> [Collected material]:
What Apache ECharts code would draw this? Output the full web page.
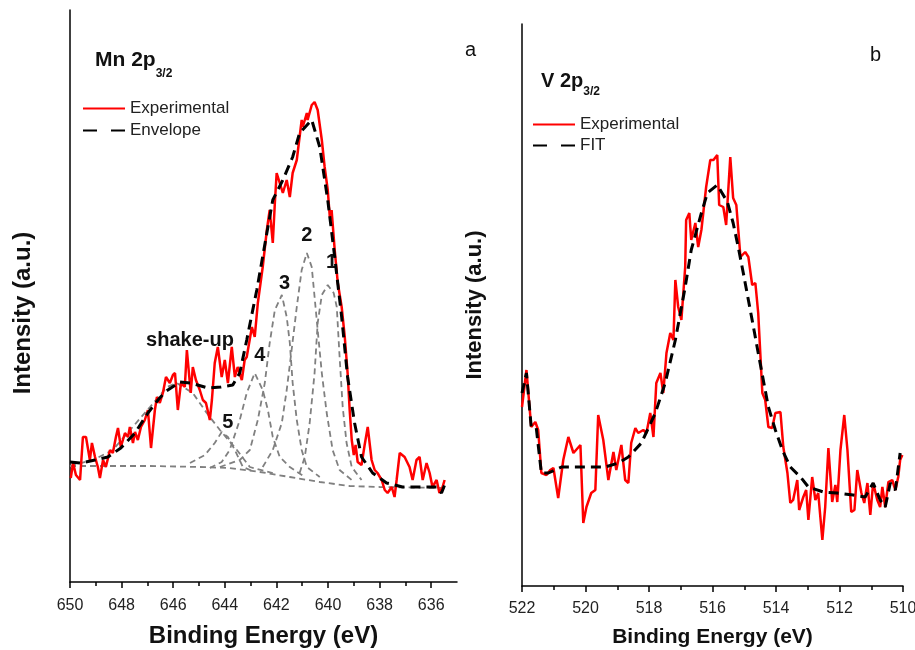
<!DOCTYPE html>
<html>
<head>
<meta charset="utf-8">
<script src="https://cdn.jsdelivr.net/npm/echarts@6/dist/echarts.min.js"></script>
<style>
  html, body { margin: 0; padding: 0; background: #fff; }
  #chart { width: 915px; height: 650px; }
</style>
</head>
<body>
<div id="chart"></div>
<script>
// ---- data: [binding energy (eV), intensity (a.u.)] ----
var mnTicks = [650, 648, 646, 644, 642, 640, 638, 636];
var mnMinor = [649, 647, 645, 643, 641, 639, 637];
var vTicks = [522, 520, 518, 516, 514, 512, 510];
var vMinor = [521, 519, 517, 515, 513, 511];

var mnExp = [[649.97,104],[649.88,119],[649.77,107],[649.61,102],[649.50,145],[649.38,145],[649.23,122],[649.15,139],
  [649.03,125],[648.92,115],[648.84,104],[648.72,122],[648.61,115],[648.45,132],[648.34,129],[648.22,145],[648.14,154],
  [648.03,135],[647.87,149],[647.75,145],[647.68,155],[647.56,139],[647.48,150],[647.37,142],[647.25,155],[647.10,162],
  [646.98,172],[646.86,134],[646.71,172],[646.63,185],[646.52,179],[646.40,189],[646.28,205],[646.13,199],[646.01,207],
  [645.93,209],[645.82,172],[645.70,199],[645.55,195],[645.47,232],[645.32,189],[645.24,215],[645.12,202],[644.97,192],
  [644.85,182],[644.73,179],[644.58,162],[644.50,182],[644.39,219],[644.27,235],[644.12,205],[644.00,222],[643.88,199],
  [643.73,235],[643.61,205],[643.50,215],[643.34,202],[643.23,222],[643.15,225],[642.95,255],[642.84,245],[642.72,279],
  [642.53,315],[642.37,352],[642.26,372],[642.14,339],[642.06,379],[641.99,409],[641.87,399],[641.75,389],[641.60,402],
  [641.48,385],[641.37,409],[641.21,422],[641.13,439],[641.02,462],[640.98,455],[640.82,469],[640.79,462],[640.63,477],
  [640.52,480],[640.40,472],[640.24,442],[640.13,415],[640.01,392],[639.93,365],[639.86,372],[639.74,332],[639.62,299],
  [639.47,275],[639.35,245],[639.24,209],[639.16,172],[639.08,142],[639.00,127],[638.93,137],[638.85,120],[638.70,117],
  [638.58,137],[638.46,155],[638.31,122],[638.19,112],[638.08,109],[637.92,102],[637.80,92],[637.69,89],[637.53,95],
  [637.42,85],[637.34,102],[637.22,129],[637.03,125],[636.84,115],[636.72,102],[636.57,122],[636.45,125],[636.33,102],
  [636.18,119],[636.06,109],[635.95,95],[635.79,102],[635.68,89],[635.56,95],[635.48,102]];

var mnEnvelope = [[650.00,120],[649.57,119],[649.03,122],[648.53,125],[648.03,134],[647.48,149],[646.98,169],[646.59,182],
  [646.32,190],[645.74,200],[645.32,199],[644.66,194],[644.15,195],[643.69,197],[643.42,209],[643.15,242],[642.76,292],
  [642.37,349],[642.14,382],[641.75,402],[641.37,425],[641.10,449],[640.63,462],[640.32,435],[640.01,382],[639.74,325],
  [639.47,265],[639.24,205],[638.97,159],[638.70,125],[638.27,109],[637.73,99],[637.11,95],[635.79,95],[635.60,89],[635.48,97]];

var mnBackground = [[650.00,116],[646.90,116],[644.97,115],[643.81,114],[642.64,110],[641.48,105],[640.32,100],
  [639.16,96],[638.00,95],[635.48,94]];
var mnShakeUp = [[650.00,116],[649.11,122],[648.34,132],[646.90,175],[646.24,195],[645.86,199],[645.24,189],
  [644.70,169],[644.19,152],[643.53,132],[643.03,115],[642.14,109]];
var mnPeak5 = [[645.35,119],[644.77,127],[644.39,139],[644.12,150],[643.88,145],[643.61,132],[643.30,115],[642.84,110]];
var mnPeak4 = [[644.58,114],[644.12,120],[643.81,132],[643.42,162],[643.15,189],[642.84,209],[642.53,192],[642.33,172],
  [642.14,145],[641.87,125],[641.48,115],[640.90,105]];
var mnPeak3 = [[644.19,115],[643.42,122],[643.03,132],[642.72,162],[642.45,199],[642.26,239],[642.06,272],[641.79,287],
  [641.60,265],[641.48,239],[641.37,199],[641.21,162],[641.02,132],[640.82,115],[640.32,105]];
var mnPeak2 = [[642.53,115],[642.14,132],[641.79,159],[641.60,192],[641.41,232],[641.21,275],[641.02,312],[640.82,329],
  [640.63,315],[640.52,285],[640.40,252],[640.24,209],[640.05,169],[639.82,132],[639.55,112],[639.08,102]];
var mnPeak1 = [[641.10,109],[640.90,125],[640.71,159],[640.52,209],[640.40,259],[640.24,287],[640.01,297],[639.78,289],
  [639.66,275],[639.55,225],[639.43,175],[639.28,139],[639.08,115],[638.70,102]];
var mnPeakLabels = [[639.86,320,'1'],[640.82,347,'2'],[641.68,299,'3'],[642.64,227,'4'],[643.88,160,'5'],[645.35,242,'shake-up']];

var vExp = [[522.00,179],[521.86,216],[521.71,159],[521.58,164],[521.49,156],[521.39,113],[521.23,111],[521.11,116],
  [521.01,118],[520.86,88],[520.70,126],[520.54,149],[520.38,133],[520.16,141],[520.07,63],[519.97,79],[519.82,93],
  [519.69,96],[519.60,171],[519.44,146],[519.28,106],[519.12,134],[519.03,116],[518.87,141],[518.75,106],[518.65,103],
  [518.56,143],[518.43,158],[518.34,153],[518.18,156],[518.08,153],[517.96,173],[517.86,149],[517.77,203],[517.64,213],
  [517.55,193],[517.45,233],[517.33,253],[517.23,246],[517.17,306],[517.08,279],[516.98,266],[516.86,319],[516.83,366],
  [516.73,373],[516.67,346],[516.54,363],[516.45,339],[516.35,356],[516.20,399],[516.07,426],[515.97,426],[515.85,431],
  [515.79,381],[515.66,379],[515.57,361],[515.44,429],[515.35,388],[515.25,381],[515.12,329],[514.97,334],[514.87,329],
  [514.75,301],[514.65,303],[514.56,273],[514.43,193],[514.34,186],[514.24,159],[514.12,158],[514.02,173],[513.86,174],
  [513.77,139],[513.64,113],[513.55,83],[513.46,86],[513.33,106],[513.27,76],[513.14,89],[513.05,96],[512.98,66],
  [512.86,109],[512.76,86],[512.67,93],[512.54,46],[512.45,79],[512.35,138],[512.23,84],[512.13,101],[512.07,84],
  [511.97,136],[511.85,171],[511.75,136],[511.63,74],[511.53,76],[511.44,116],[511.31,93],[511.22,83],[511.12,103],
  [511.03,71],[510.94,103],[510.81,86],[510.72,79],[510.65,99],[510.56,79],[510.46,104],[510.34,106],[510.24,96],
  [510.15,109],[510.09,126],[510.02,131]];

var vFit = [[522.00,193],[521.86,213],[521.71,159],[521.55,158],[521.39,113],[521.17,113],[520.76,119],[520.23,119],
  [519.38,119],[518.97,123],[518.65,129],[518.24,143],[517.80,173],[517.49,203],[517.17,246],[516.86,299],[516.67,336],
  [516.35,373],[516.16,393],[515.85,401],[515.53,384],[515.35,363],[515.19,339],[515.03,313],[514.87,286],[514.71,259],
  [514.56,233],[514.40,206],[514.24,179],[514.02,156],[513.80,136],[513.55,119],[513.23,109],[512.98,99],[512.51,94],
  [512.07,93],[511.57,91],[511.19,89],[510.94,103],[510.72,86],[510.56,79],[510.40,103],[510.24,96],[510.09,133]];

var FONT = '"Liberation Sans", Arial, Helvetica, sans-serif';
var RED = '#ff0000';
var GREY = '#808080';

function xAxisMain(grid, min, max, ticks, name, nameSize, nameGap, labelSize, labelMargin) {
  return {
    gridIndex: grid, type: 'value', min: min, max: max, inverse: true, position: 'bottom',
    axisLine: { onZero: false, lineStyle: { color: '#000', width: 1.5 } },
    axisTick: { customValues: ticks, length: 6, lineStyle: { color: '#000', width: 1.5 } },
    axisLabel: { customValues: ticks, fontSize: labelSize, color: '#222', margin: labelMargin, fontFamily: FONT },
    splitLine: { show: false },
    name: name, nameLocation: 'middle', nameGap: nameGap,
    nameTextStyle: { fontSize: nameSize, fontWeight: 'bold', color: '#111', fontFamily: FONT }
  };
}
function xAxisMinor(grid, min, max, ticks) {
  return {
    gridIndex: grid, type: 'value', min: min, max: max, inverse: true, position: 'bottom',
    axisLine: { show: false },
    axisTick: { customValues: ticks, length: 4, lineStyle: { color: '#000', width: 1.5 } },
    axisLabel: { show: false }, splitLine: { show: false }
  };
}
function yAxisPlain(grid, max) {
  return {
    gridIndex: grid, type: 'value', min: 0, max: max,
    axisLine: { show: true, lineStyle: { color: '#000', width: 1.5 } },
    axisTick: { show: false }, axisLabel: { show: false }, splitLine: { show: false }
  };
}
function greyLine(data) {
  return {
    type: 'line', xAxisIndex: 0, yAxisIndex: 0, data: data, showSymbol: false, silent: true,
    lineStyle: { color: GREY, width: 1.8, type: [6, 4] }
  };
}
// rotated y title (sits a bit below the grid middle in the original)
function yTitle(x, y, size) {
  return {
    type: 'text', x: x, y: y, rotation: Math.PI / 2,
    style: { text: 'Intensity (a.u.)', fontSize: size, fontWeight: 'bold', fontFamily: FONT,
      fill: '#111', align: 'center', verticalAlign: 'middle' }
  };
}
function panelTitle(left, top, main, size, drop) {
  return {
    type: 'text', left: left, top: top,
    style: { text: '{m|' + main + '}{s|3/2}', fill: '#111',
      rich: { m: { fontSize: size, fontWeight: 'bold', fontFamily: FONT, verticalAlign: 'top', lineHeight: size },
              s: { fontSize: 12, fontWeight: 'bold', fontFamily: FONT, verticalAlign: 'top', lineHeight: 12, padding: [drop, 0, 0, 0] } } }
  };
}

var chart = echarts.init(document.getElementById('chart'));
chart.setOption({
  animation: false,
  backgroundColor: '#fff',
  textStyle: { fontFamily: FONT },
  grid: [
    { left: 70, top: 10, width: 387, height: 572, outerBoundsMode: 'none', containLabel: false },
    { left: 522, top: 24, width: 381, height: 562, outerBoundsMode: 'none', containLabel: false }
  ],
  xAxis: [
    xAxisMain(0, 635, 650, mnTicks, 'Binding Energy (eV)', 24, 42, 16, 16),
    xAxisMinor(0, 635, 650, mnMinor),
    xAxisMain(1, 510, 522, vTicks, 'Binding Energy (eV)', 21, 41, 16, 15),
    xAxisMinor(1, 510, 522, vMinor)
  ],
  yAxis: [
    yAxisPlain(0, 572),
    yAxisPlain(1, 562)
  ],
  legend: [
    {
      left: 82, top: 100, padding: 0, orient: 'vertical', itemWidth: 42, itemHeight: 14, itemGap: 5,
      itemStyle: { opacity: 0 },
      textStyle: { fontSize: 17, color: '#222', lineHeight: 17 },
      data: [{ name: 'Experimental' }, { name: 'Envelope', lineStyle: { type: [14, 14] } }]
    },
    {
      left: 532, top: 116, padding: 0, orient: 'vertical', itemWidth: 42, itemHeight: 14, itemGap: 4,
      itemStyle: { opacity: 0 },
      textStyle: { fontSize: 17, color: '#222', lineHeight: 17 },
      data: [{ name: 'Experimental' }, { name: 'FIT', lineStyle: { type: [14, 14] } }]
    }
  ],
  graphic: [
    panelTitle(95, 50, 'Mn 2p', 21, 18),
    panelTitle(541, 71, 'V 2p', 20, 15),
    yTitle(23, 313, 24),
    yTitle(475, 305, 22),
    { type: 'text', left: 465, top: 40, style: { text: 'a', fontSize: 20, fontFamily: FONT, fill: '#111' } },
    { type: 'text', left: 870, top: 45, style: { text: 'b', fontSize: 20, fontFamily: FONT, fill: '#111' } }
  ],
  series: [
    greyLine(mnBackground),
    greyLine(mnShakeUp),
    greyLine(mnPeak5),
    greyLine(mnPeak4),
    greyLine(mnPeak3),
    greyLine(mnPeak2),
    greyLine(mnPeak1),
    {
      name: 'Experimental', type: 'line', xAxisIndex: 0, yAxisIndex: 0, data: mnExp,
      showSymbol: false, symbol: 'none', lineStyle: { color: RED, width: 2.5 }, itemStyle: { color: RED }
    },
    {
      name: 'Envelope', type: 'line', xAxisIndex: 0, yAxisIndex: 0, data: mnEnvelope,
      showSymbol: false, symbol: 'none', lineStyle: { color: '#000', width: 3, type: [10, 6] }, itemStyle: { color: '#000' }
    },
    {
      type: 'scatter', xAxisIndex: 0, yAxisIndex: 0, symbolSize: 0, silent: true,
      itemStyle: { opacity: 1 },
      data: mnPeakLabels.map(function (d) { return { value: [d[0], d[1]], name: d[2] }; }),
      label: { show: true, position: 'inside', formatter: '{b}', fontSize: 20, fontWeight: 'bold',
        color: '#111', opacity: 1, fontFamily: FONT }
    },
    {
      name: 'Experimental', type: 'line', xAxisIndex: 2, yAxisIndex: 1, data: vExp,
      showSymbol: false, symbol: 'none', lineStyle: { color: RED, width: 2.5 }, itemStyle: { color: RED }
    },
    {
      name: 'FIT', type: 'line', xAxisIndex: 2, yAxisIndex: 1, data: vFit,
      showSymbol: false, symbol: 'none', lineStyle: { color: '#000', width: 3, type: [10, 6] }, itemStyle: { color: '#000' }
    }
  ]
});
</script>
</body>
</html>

> [What needs to be done]: Restate exactly, please, only the lines between the start of the data and the line containing "var vMinor = [521, 519, 517, 515, 513, 511];", both ends included, skipping the pictures.

> [Result]:
What Apache ECharts code would draw this? Output the full web page.
<!DOCTYPE html>
<html>
<head>
<meta charset="utf-8">
<script src="https://cdn.jsdelivr.net/npm/echarts@6/dist/echarts.min.js"></script>
<style>
  html, body { margin: 0; padding: 0; background: #fff; }
  #chart { width: 915px; height: 650px; }
</style>
</head>
<body>
<div id="chart"></div>
<script>
// ---- data: [binding energy (eV), intensity (a.u.)] ----
var mnTicks = [650, 648, 646, 644, 642, 640, 638, 636];
var mnMinor = [649, 647, 645, 643, 641, 639, 637];
var vTicks = [522, 520, 518, 516, 514, 512, 510];
var vMinor = [521, 519, 517, 515, 513, 511];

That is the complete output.